### DIRECTIONS
Set down all of the data that follows word for word, without the images.

### DATA SECTION

########################################

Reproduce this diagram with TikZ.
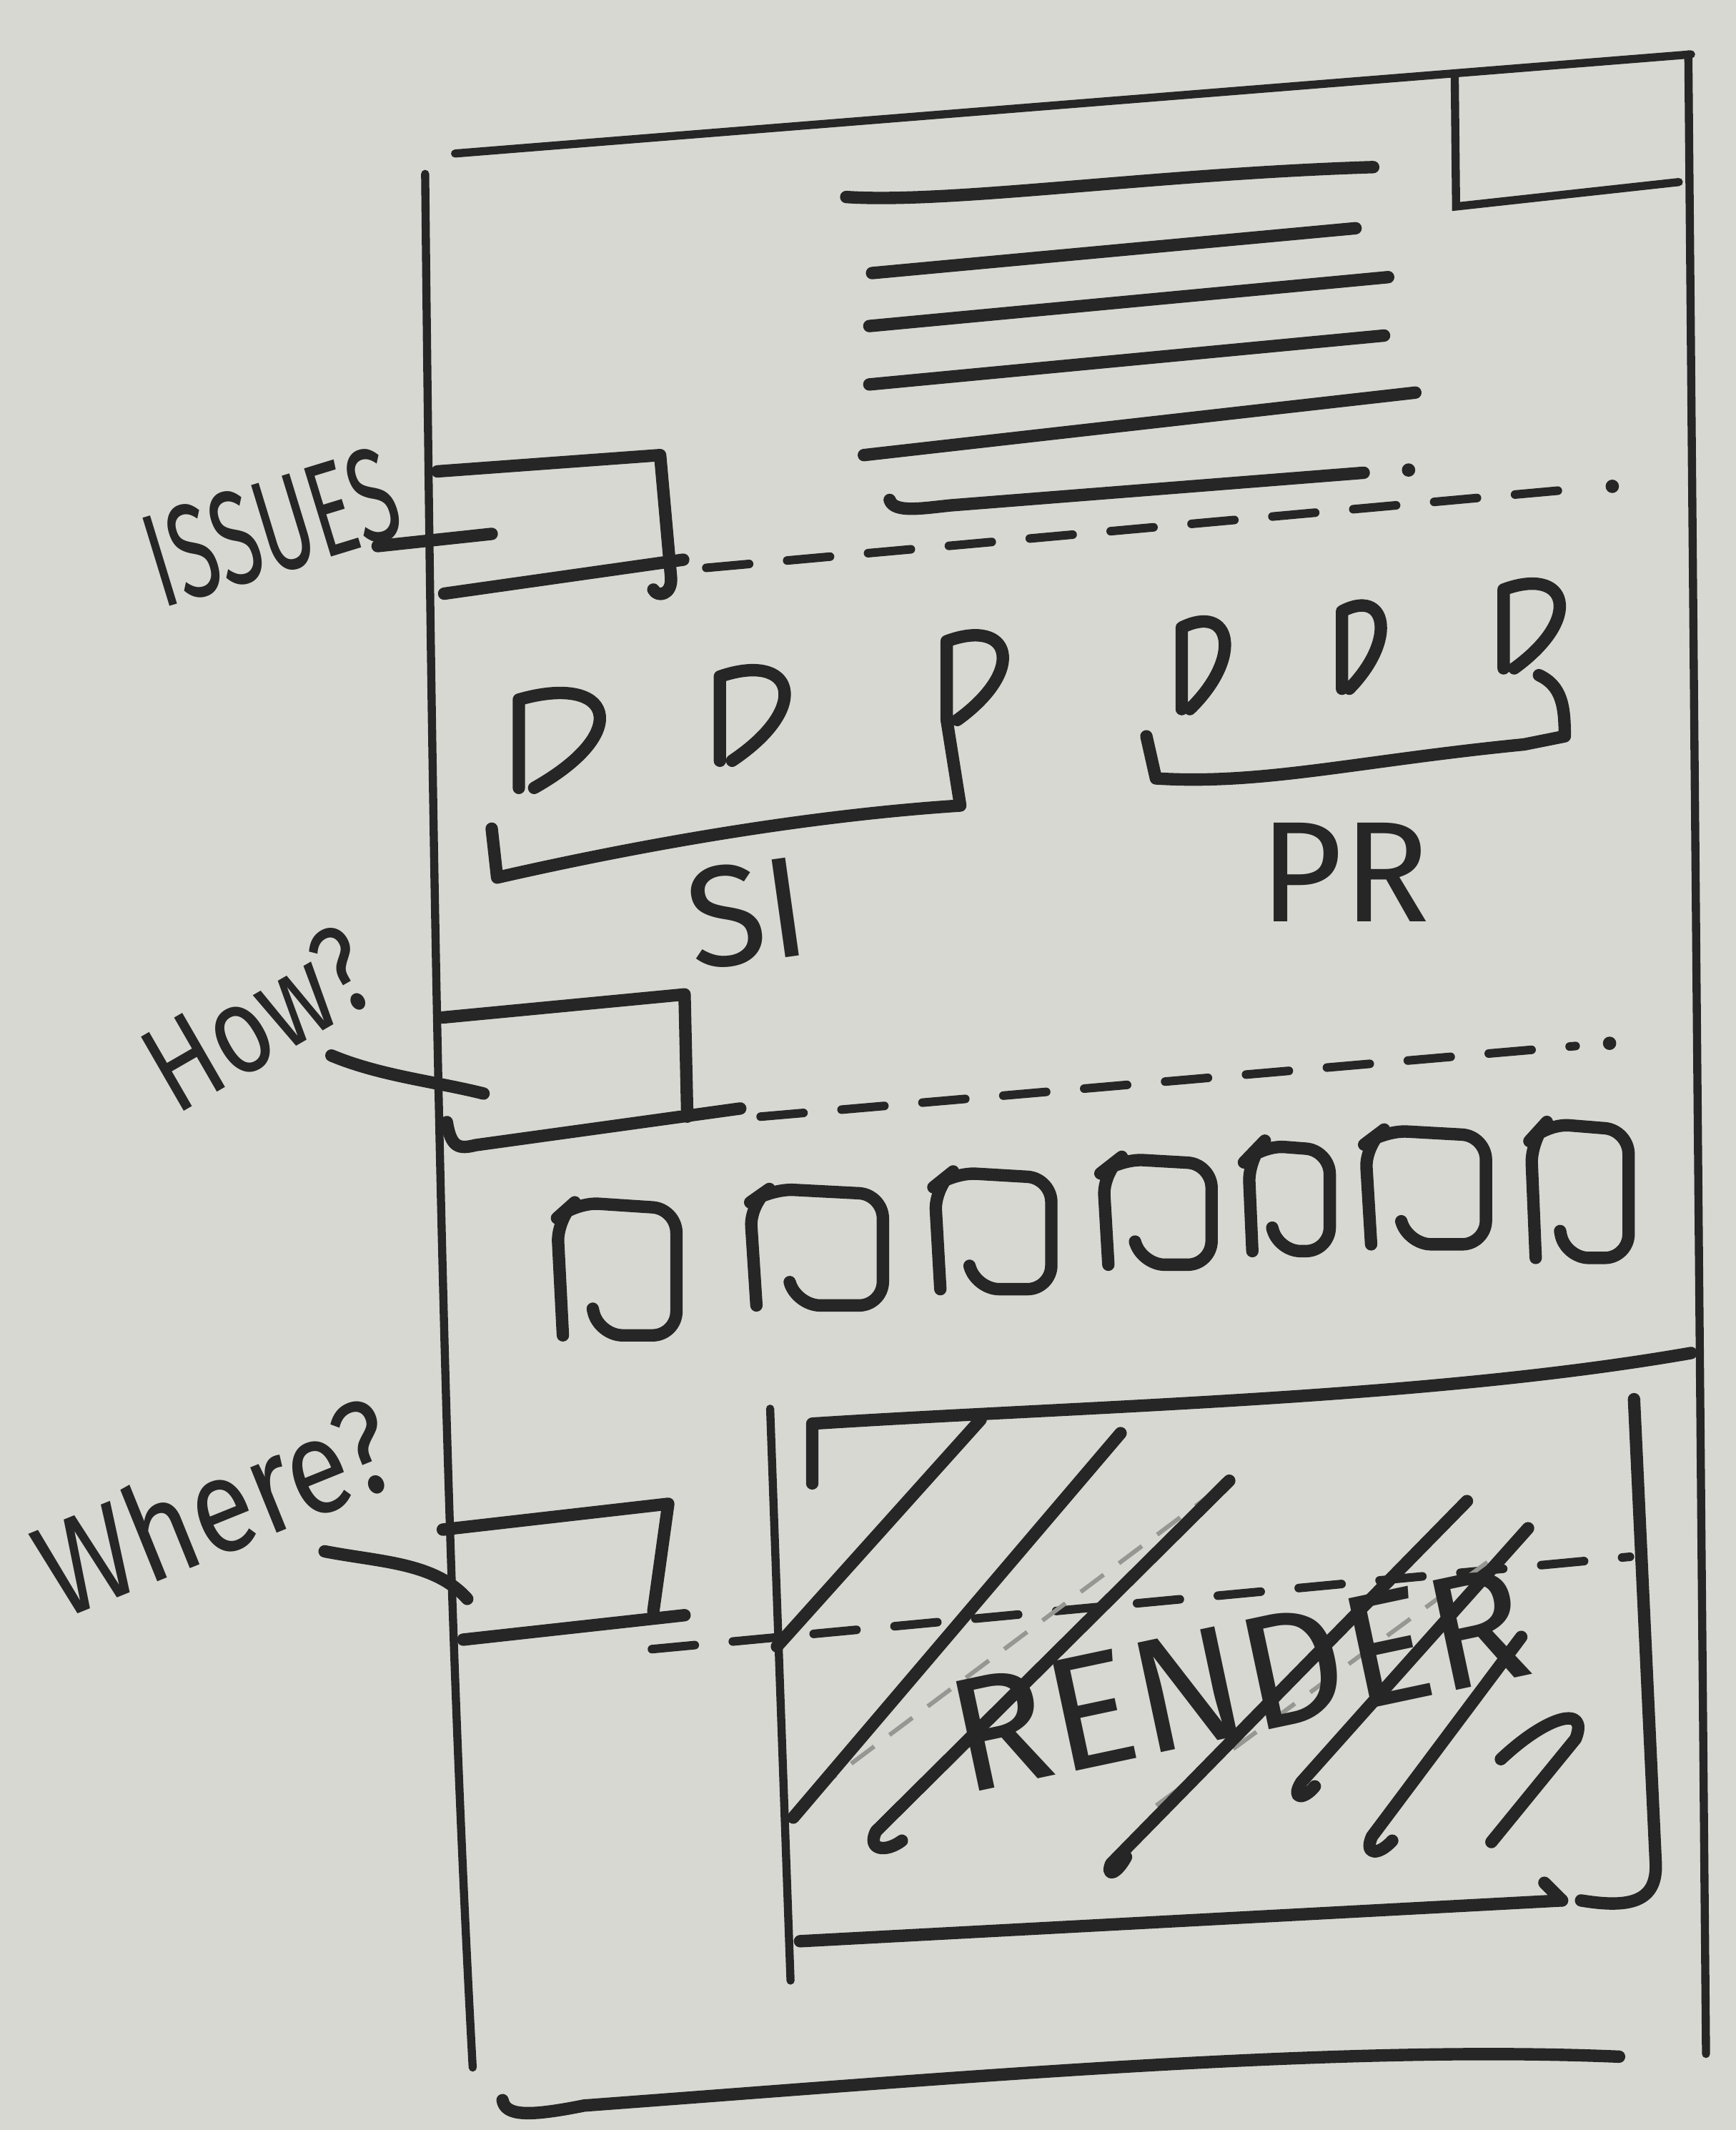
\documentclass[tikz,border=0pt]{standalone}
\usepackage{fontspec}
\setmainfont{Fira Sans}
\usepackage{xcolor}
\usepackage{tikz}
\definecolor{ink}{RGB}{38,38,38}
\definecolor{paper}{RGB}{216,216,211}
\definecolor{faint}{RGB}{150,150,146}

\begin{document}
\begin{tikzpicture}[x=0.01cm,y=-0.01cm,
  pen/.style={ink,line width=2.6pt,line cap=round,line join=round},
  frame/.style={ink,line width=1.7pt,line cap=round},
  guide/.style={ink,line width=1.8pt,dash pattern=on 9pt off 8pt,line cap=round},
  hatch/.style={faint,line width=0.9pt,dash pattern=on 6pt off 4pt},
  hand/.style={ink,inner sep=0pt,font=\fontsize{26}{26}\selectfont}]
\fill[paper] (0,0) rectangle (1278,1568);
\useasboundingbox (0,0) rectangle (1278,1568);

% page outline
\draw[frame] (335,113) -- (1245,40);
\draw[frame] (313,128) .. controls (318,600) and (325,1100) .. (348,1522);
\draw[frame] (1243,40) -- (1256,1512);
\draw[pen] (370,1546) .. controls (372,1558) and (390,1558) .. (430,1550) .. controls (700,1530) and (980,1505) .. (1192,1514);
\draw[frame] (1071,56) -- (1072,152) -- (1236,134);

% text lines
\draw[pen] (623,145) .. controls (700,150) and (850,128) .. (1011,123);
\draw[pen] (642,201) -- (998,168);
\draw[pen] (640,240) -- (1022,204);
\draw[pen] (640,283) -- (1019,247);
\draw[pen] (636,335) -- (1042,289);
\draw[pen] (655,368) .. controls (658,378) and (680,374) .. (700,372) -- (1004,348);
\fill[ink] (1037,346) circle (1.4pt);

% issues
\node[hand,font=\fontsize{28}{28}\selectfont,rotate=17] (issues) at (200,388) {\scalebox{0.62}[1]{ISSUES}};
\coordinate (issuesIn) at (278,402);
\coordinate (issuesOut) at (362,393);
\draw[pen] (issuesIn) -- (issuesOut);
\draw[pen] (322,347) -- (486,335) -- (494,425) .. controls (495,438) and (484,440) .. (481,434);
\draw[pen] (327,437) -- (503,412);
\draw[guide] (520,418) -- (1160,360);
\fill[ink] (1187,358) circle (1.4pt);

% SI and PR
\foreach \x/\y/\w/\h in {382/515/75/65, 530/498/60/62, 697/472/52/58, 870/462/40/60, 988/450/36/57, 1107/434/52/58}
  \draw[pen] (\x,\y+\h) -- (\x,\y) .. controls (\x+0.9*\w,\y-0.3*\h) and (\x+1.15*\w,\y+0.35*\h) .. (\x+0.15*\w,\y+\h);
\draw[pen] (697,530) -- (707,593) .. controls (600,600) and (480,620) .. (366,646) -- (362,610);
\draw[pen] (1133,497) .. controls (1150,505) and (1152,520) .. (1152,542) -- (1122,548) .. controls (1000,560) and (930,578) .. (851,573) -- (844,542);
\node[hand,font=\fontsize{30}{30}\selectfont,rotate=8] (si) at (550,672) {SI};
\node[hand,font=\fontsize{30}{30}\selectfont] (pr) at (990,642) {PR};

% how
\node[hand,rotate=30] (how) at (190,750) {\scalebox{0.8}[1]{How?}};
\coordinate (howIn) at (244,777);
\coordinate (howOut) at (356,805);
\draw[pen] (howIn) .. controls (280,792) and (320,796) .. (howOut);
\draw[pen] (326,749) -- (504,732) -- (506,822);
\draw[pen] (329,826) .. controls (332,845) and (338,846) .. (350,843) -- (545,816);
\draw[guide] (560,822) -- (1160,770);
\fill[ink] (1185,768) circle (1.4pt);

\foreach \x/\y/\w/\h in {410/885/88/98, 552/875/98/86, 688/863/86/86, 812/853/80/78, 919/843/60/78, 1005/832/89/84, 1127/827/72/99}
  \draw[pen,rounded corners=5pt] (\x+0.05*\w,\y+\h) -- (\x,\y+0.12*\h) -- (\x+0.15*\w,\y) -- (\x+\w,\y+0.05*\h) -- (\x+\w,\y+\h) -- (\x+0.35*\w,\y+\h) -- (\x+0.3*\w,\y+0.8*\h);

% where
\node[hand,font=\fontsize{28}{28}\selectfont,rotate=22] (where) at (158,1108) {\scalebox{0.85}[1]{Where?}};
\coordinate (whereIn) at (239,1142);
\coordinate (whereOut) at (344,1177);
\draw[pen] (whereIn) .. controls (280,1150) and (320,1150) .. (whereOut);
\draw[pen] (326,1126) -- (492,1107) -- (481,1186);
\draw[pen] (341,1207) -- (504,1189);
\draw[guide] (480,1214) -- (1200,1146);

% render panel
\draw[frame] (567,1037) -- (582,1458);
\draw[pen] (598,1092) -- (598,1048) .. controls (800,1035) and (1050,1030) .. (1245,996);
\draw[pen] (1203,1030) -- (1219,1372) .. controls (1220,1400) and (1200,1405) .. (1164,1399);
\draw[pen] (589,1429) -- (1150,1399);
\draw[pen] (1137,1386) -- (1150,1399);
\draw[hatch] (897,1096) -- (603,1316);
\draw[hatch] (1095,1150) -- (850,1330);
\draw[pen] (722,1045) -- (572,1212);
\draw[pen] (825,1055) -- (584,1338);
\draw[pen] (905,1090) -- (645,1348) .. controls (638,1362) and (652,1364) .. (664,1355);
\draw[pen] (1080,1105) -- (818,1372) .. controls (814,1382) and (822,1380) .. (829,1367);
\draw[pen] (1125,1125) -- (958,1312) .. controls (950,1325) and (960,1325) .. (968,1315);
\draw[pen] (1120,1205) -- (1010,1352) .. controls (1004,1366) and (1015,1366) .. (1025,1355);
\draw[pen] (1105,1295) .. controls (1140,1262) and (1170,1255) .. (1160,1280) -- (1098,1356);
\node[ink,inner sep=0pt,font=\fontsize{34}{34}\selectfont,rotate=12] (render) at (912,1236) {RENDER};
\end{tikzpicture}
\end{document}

########################################

### ANSWER TO THIS TASK
Reproduce this diagram with TikZ.
\documentclass[tikz,border=0pt]{standalone}
\usepackage{fontspec}
\setmainfont{Fira Sans}
\usepackage{xcolor}
\usepackage{tikz}
\definecolor{ink}{RGB}{38,38,38}
\definecolor{paper}{RGB}{216,216,211}
\definecolor{faint}{RGB}{150,150,146}

\begin{document}
\begin{tikzpicture}[x=0.01cm,y=-0.01cm,
  pen/.style={ink,line width=2.6pt,line cap=round,line join=round},
  frame/.style={ink,line width=1.7pt,line cap=round},
  guide/.style={ink,line width=1.8pt,dash pattern=on 9pt off 8pt,line cap=round},
  hatch/.style={faint,line width=0.9pt,dash pattern=on 6pt off 4pt},
  hand/.style={ink,inner sep=0pt,font=\fontsize{26}{26}\selectfont}]
\fill[paper] (0,0) rectangle (1278,1568);
\useasboundingbox (0,0) rectangle (1278,1568);

% page outline
\draw[frame] (335,113) -- (1245,40);
\draw[frame] (313,128) .. controls (318,600) and (325,1100) .. (348,1522);
\draw[frame] (1243,40) -- (1256,1512);
\draw[pen] (370,1546) .. controls (372,1558) and (390,1558) .. (430,1550) .. controls (700,1530) and (980,1505) .. (1192,1514);
\draw[frame] (1071,56) -- (1072,152) -- (1236,134);

% text lines
\draw[pen] (623,145) .. controls (700,150) and (850,128) .. (1011,123);
\draw[pen] (642,201) -- (998,168);
\draw[pen] (640,240) -- (1022,204);
\draw[pen] (640,283) -- (1019,247);
\draw[pen] (636,335) -- (1042,289);
\draw[pen] (655,368) .. controls (658,378) and (680,374) .. (700,372) -- (1004,348);
\fill[ink] (1037,346) circle (1.4pt);

% issues
\node[hand,font=\fontsize{28}{28}\selectfont,rotate=17] (issues) at (200,388) {\scalebox{0.62}[1]{ISSUES}};
\coordinate (issuesIn) at (278,402);
\coordinate (issuesOut) at (362,393);
\draw[pen] (issuesIn) -- (issuesOut);
\draw[pen] (322,347) -- (486,335) -- (494,425) .. controls (495,438) and (484,440) .. (481,434);
\draw[pen] (327,437) -- (503,412);
\draw[guide] (520,418) -- (1160,360);
\fill[ink] (1187,358) circle (1.4pt);

% SI and PR
\foreach \x/\y/\w/\h in {382/515/75/65, 530/498/60/62, 697/472/52/58, 870/462/40/60, 988/450/36/57, 1107/434/52/58}
  \draw[pen] (\x,\y+\h) -- (\x,\y) .. controls (\x+0.9*\w,\y-0.3*\h) and (\x+1.15*\w,\y+0.35*\h) .. (\x+0.15*\w,\y+\h);
\draw[pen] (697,530) -- (707,593) .. controls (600,600) and (480,620) .. (366,646) -- (362,610);
\draw[pen] (1133,497) .. controls (1150,505) and (1152,520) .. (1152,542) -- (1122,548) .. controls (1000,560) and (930,578) .. (851,573) -- (844,542);
\node[hand,font=\fontsize{30}{30}\selectfont,rotate=8] (si) at (550,672) {SI};
\node[hand,font=\fontsize{30}{30}\selectfont] (pr) at (990,642) {PR};

% how
\node[hand,rotate=30] (how) at (190,750) {\scalebox{0.8}[1]{How?}};
\coordinate (howIn) at (244,777);
\coordinate (howOut) at (356,805);
\draw[pen] (howIn) .. controls (280,792) and (320,796) .. (howOut);
\draw[pen] (326,749) -- (504,732) -- (506,822);
\draw[pen] (329,826) .. controls (332,845) and (338,846) .. (350,843) -- (545,816);
\draw[guide] (560,822) -- (1160,770);
\fill[ink] (1185,768) circle (1.4pt);

\foreach \x/\y/\w/\h in {410/885/88/98, 552/875/98/86, 688/863/86/86, 812/853/80/78, 919/843/60/78, 1005/832/89/84, 1127/827/72/99}
  \draw[pen,rounded corners=5pt] (\x+0.05*\w,\y+\h) -- (\x,\y+0.12*\h) -- (\x+0.15*\w,\y) -- (\x+\w,\y+0.05*\h) -- (\x+\w,\y+\h) -- (\x+0.35*\w,\y+\h) -- (\x+0.3*\w,\y+0.8*\h);

% where
\node[hand,font=\fontsize{28}{28}\selectfont,rotate=22] (where) at (158,1108) {\scalebox{0.85}[1]{Where?}};
\coordinate (whereIn) at (239,1142);
\coordinate (whereOut) at (344,1177);
\draw[pen] (whereIn) .. controls (280,1150) and (320,1150) .. (whereOut);
\draw[pen] (326,1126) -- (492,1107) -- (481,1186);
\draw[pen] (341,1207) -- (504,1189);
\draw[guide] (480,1214) -- (1200,1146);

% render panel
\draw[frame] (567,1037) -- (582,1458);
\draw[pen] (598,1092) -- (598,1048) .. controls (800,1035) and (1050,1030) .. (1245,996);
\draw[pen] (1203,1030) -- (1219,1372) .. controls (1220,1400) and (1200,1405) .. (1164,1399);
\draw[pen] (589,1429) -- (1150,1399);
\draw[pen] (1137,1386) -- (1150,1399);
\draw[hatch] (897,1096) -- (603,1316);
\draw[hatch] (1095,1150) -- (850,1330);
\draw[pen] (722,1045) -- (572,1212);
\draw[pen] (825,1055) -- (584,1338);
\draw[pen] (905,1090) -- (645,1348) .. controls (638,1362) and (652,1364) .. (664,1355);
\draw[pen] (1080,1105) -- (818,1372) .. controls (814,1382) and (822,1380) .. (829,1367);
\draw[pen] (1125,1125) -- (958,1312) .. controls (950,1325) and (960,1325) .. (968,1315);
\draw[pen] (1120,1205) -- (1010,1352) .. controls (1004,1366) and (1015,1366) .. (1025,1355);
\draw[pen] (1105,1295) .. controls (1140,1262) and (1170,1255) .. (1160,1280) -- (1098,1356);
\node[ink,inner sep=0pt,font=\fontsize{34}{34}\selectfont,rotate=12] (render) at (912,1236) {RENDER};
\end{tikzpicture}
\end{document}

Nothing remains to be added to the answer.